10 November 2025 – Monday of the 32nd week ‘B’ – Memorial of Saint Leo the Great

Wisdom 1:1-7; Luke 17:1-6

Homily

The tone of the biblical readings at Mass already makes us feel that we are approaching the end of the liturgical year. As the first reading, we begin today the Book of Wisdom, which will accompany us throughout the week. In its first verses, this book addresses ‘those who govern the earth’ – Love justice, you who govern the earth – but the message applies to each one of us. It is a call to live in justice, but in the deepest sense of the word, that is, to have a righteous heart that acts in accordance with the Spirit of God, referred to here as ‘Wisdom’.

This beautiful Book of Wisdom could be our guide during the journey we will take together this week. Let us ask the Holy Spirit, the Wisdom of God, to guide our hearts in the search for communion and truth, repeating over and over again the beautiful verse from Psalm 138 that accompanied our first reading: Lead me, Lord, on the path of eternity.

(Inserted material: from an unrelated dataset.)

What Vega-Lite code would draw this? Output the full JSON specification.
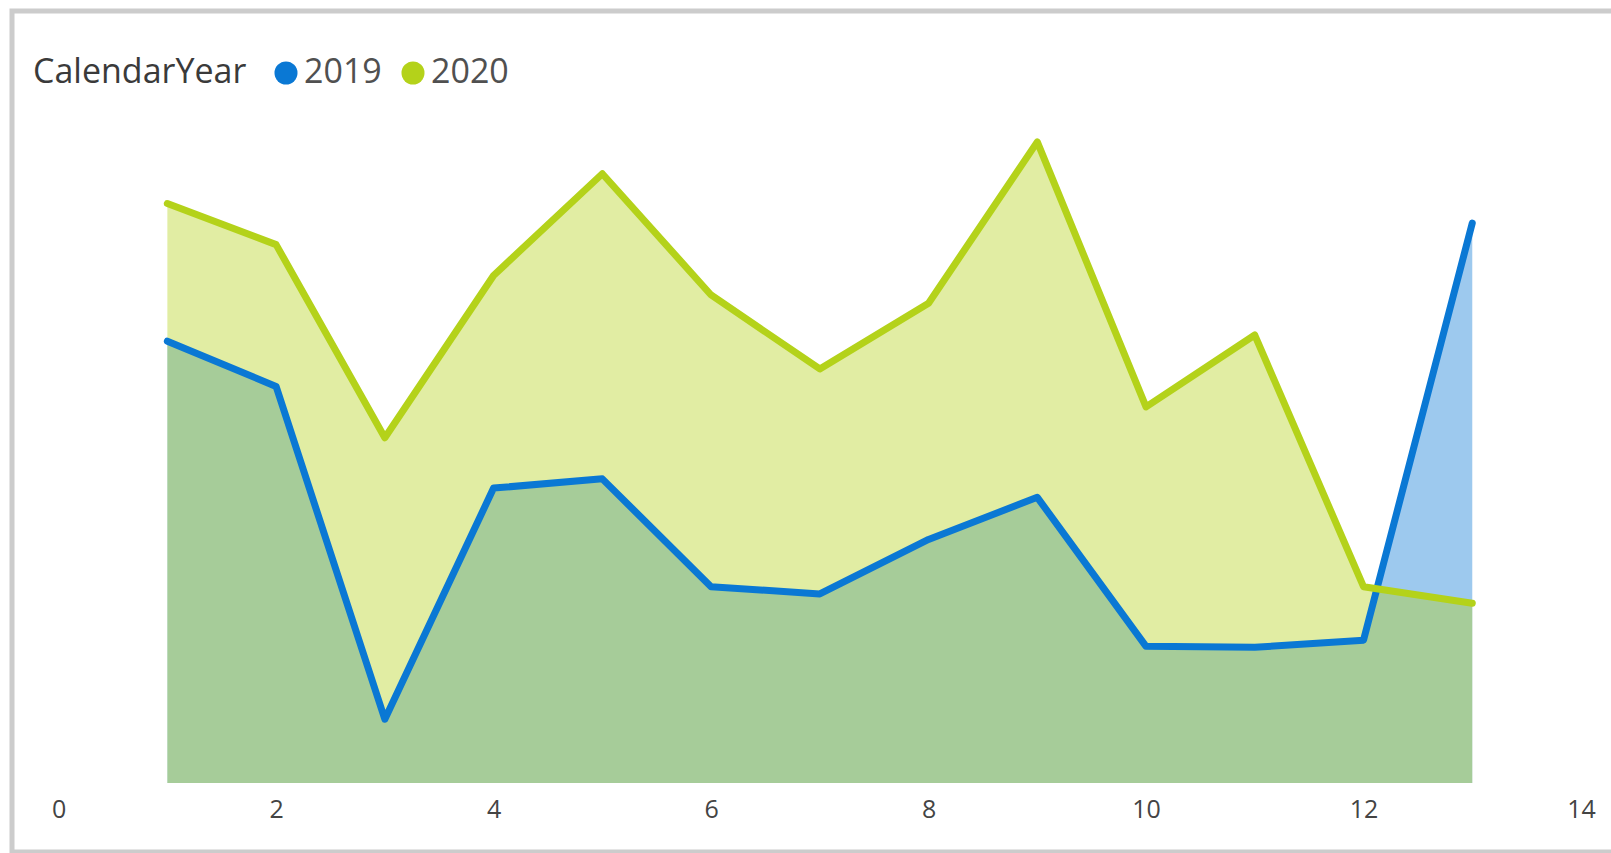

The passage from the Gospel that we have read is a little disconcerting. It consists of three sayings of Jesus, unrelated to each other and undoubtedly spoken at different times and places. With a little imagination, we could probably find all sorts of reasons why Luke has brought them together in this place in his Gospel, among several other sayings and parables scattered along the road that leads him to Jerusalem, where he will live his Passover.

Perhaps it is better not to try to find connections between these three disparate words of wisdom, but to let them illuminate the various disparate aspects of our lives. There will always be scandals in our lives, that is, stones, small or large, that may cause us to stumble on our own journey. For this reason, we must always be vigilant; but what is even more important, according to Jesus' message, is that we ourselves should not in any way be an obstacle on the path of our brothers and sisters.

And since it is inevitable that this will happen sooner or later, Jesus invites us to practise among ourselves, even up to seven times a day, that is, without counting the number of times, the forgiveness that He Himself offers us unceasingly.

Finally, Jesus' last words in this Gospel are a call to faith. Faith, which is not simply intellectual assent to abstract truths, but faith that is an attitude of trust. The Apostles ask Jesus to increase their faith, to make it grow. And with his colourful language, well rooted in the local context of the people he was speaking to, Jesus tells them that if they had faith as small as a mustard seed, they would unleash the power within them to move trees or mountains. Indeed, let us note that Jesus does not invite the Apostles to ask that the big tree move and throw itself into the sea, but he invites them to say to the big tree themselves: ‘Uproot yourself and go and plant yourself in the sea.’

In reality, Jesus invites us to have faith in ourselves – which is a necessary step towards faith in God. If we have confidence in the power that He Himself has given us to walk uprightly and in righteousness, we will know, with this strength that is within us and that comes from Him, how to continue on our path, whatever obstacles may lie ahead.